Parmi les belles scènes du film, celle où des journalistes demandent à Dennis Quaid qui est, selon lui, le meilleur pilote qu’il ait jamais côtoyé. À plusieurs reprises, Dennis Quaid s’apprête à répondre « Chuck Yeager », mais à chaque fois un journaliste l’interrompt, et il ne parvient jamais à finir sa phrase (on se croirait dans une émission de télé d’aujourd’hui quand un scientifique veut dire la vérité sur la catastrophe climatique et qu’on lui coupe la parole pour ne pas entendre). Alors puisqu’il ne peut pas dire la vérité (vérité que le film, en montrant son impossibilité d’advenir, fait comprendre au spectateur), Dennis Quaid répond par une boutade (« le meilleur pilote, vous l’avez devant vous »). Seul le mensonge (ici habillé par la forfanterie) est accepté et le vrai est réduit à n’être qu’un moment du faux.

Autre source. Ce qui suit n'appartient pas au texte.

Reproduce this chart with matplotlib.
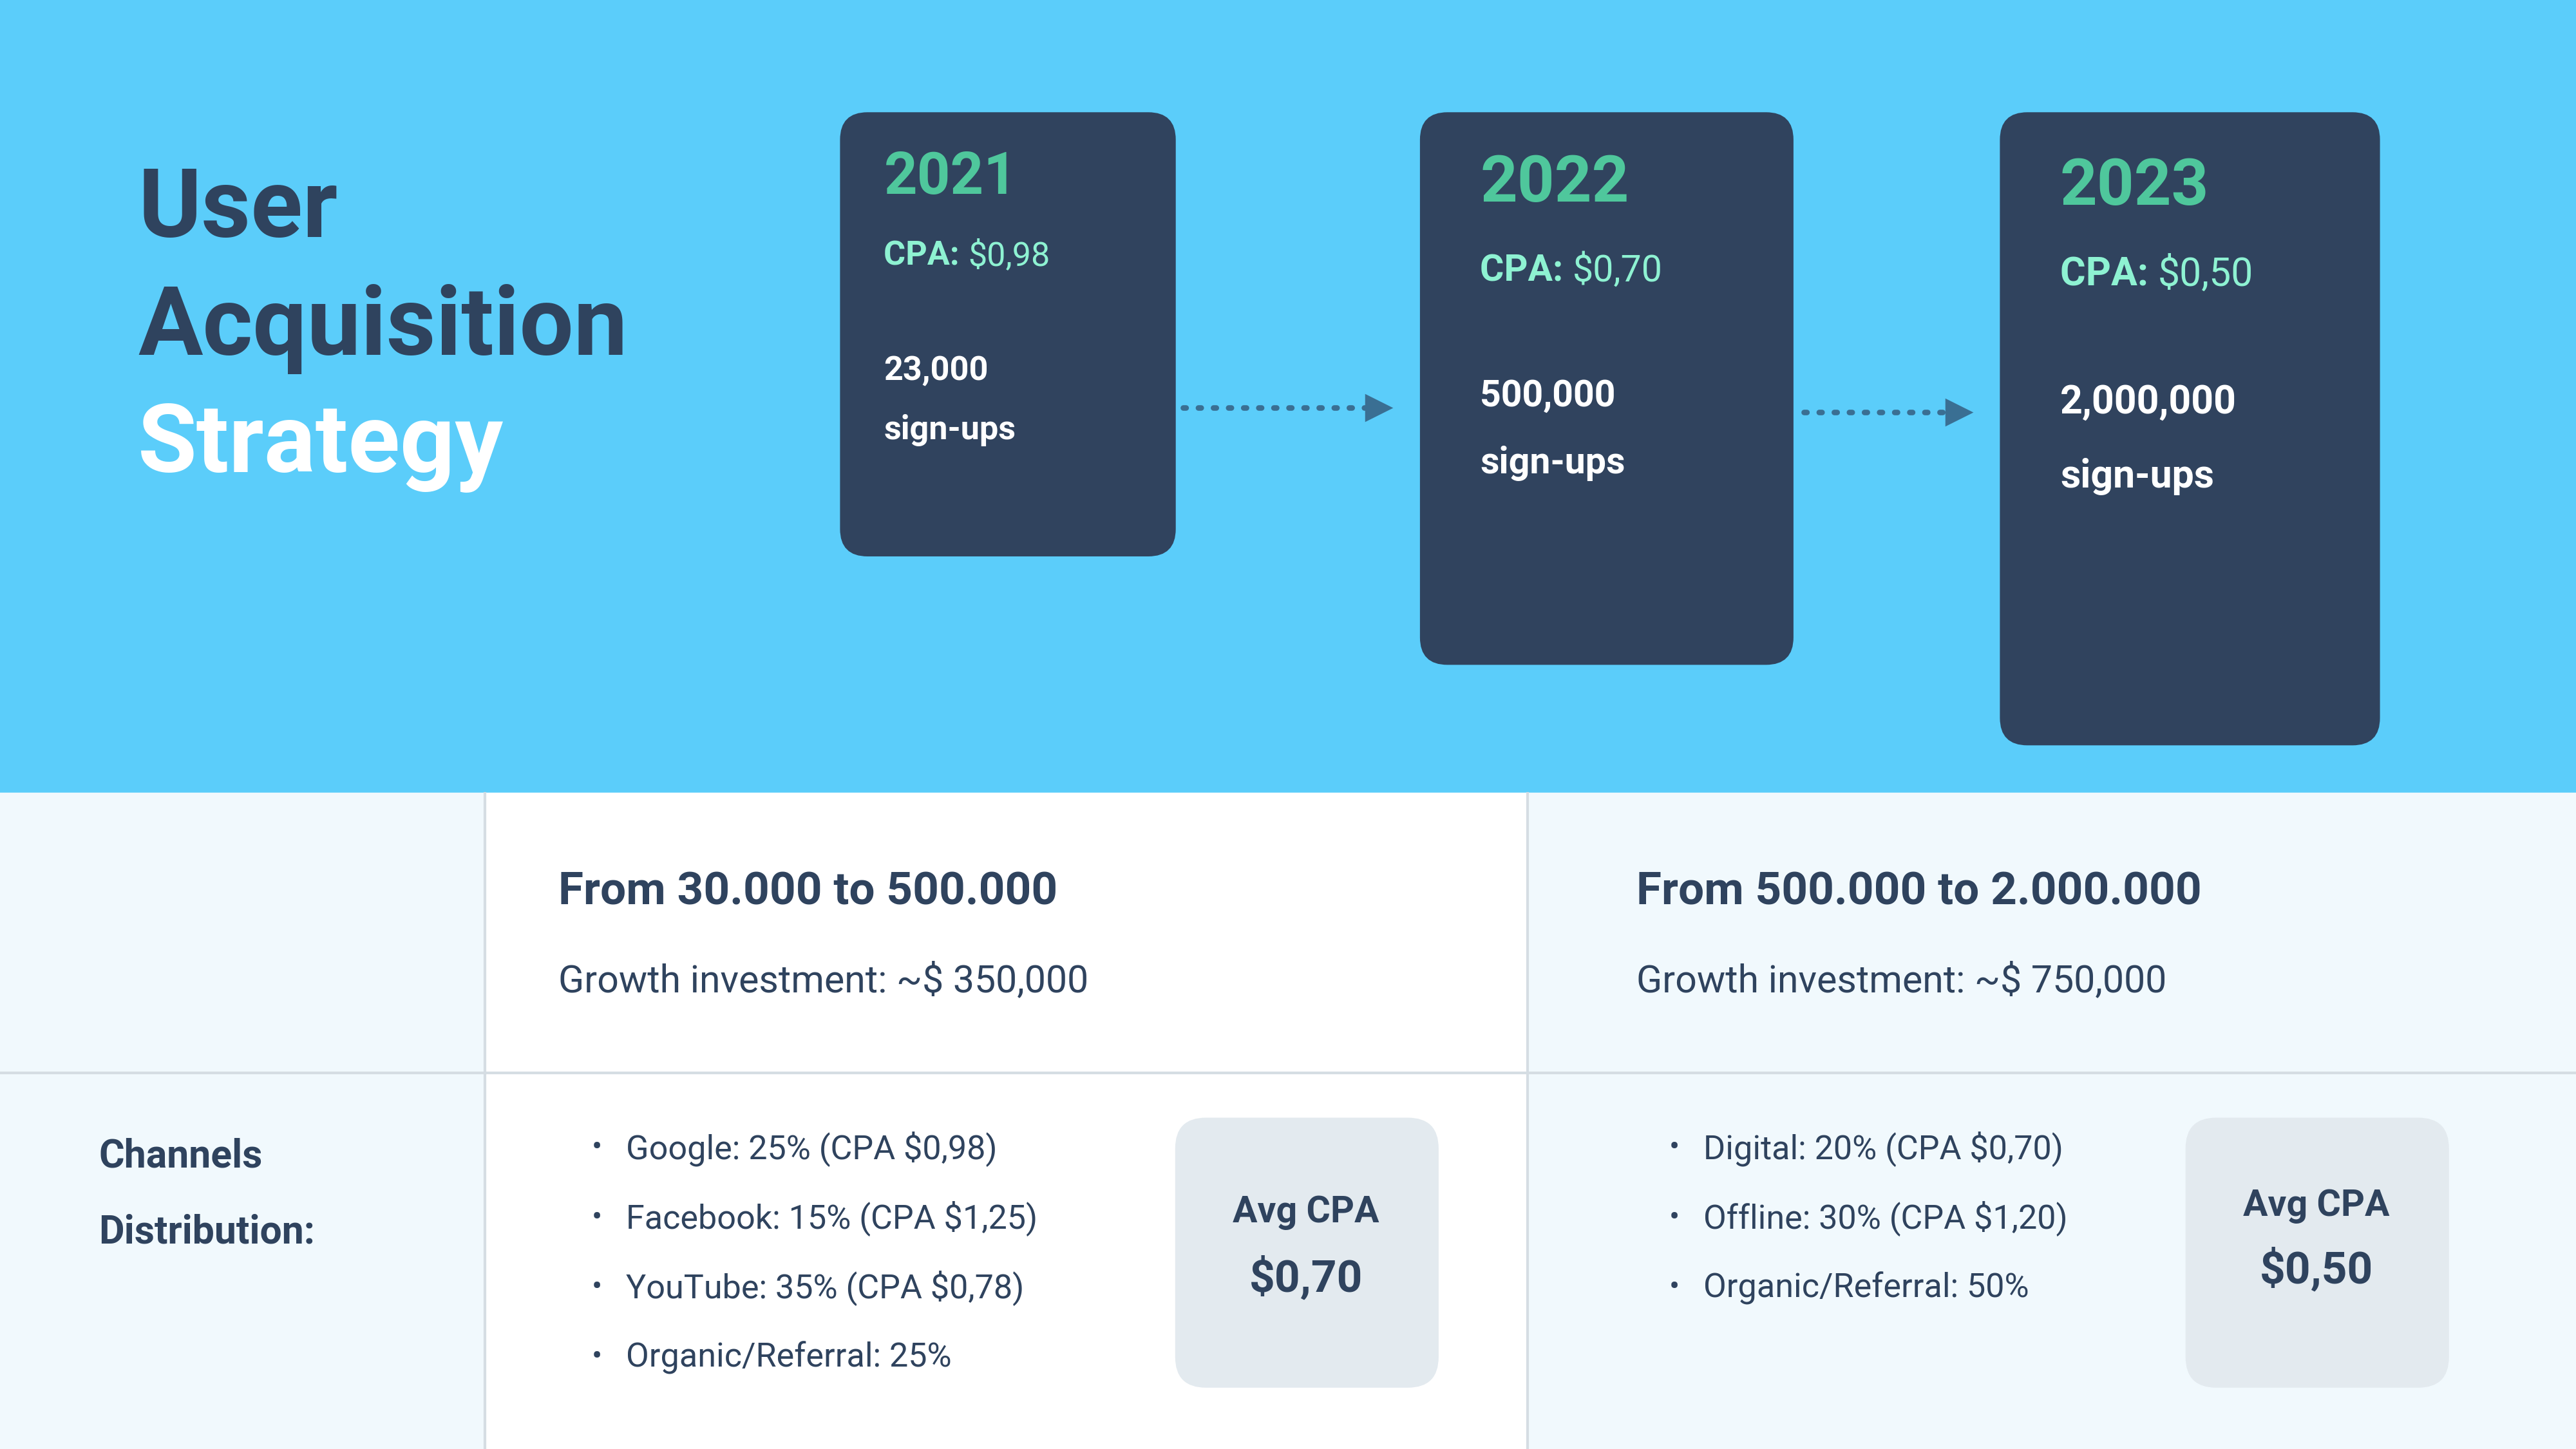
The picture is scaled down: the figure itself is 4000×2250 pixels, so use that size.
import matplotlib.pyplot as plt
from matplotlib.patches import FancyBboxPatch, Rectangle

plt.rcParams['font.family'] = ['Roboto', 'DejaVu Sans']

years = ["2021", "2022", "2023"]
cpas = ["$0,98", "$0,70", "$0,50"]
signups = ["23,000", "500,000", "2,000,000"]
ranges = ["From 30.000 to 500.000", "From 500.000 to 2.000.000"]
investments = ["Growth investment: ~$ 350,000", "Growth investment: ~$ 750,000"]
channels_1 = ["Google: 25% (CPA $0,98)", "Facebook: 15% (CPA $1,25)",
              "YouTube: 35% (CPA $0,78)", "Organic/Referral: 25%"]
channels_2 = ["Digital: 20% (CPA $0,70)", "Offline: 30% (CPA $1,20)",
              "Organic/Referral: 50%"]
avg_cpa = ["$0,70", "$0,50"]

DARK = "#2f435e"
BLUE = "#5bcdfa"
GREEN = "#4fc79c"
MINT = "#8ef2d2"
LIGHT = "#f1f9fd"

fig = plt.figure(figsize=(16, 9), dpi=250)
ax = fig.add_axes([0, 0, 1, 1])
ax.set_xlim(0, 1568)
ax.set_ylim(882, 0)
ax.axis("off")

# backgrounds
ax.add_patch(Rectangle((0, 0), 1568, 483, color=BLUE))
ax.add_patch(Rectangle((0, 483), 295, 399, color=LIGHT))
ax.add_patch(Rectangle((295, 483), 635, 399, color="white"))
ax.add_patch(Rectangle((930, 483), 638, 399, color=LIGHT))
ax.plot([295, 295], [483, 882], color="#d5dde3", lw=1.2)
ax.plot([930, 930], [483, 882], color="#d5dde3", lw=1.2)
ax.plot([0, 1568], [653, 653], color="#d5dde3", lw=1.2)

# title
ax.text(84, 128, "User", fontsize=43, fontweight="bold", color=DARK, va="center")
ax.text(84, 200, "Acquisition", fontsize=43, fontweight="bold", color=DARK, va="center")
ax.text(84, 272, "Strategy", fontsize=43, fontweight="bold", color="white", va="center")

# year cards
boxes = [(512, 69, 203, 269), (865, 69, 226, 335), (1218, 69, 230, 384)]
ysize = [26, 29, 29]
tsize = [15, 16.5, 17.5]
offs = [(108, 156, 226, 262), (112, 165, 241, 282), (114, 167, 245, 290)]
for (x, y, w, h), yr, c, s, ys, ts, o in zip(boxes, years, cpas, signups, ysize, tsize, offs):
    ax.add_patch(FancyBboxPatch((x, y), w, h, boxstyle="round,pad=0,rounding_size=16",
                                color="#30435e", mutation_aspect=1))
    tx = x + 26 if x < 600 else x + 36
    ax.text(tx, o[0], yr, fontsize=ys, fontweight="bold", color=GREEN, va="center")
    t = ax.text(tx, o[1], "CPA: ", fontsize=ts, fontweight="bold", color=MINT, va="center")
    ax.annotate(c, xycoords=t, xy=(1, 0.5), va="center", fontsize=ts, color=MINT)
    ax.text(tx, o[2], s, fontsize=ts, fontweight="bold", color="white", va="center")
    ax.text(tx, o[3], "sign-ups", fontsize=ts, fontweight="bold", color="white", va="center")

# dotted arrows
for x0, x1, y in [(720, 835, 248), (1098, 1188, 251)]:
    ax.plot([x0, x1], [y, y], color="#3a6f93", lw=2.5, ls=(0, (0.5, 2.2)), dash_capstyle="round")
    ax.plot([x1 + 4], [y], marker=">", ms=11, color="#3a6f93")

# bottom table
for x, r, inv in zip([340, 996], ranges, investments):
    ax.text(x, 543, r, fontsize=20.5, fontweight="bold", color=DARK, va="center")
    ax.text(x, 597, inv, fontsize=17, color=DARK, va="center")

ax.text(60, 704, "Channels", fontsize=17.5, fontweight="bold", color=DARK, va="center")
ax.text(60, 750, "Distribution:", fontsize=17.5, fontweight="bold", color=DARK, va="center")

for x, items in [(360, channels_1), (1016, channels_2)]:
    for i, it in enumerate(items):
        y = 699 + i * 42.5
        ax.text(x, y, "\u2022", fontsize=14, color=DARK, va="center")
        ax.text(x + 21, y, it, fontsize=15, color=DARK, va="center")

for x, v in [(716, avg_cpa[0]), (1331, avg_cpa[1])]:
    ax.add_patch(FancyBboxPatch((x, 681), 159, 163, boxstyle="round,pad=0,rounding_size=18",
                                color="#e3eaef"))
    ax.text(x + 79, 738 if x < 900 else 734, "Avg CPA", fontsize=16.5, fontweight="bold",
            color=DARK, ha="center", va="center")
    ax.text(x + 79, 778 if x < 900 else 773, v, fontsize=20, fontweight="bold",
            color=DARK, ha="center", va="center")

fig.savefig("out.png", dpi=250)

Bizarre que ce film ait été un échec. Il avait tout pour plaire aux américains. Les acteurs sont excellents, le ilm est long mais on ne s ennuie jamais (parallèle entre les astronautes et le pilote d essai), de très belles images et de bon effets visuels, de l humour et des émotion, bref pour moi un excellent film que j ai vu plusieurs fois.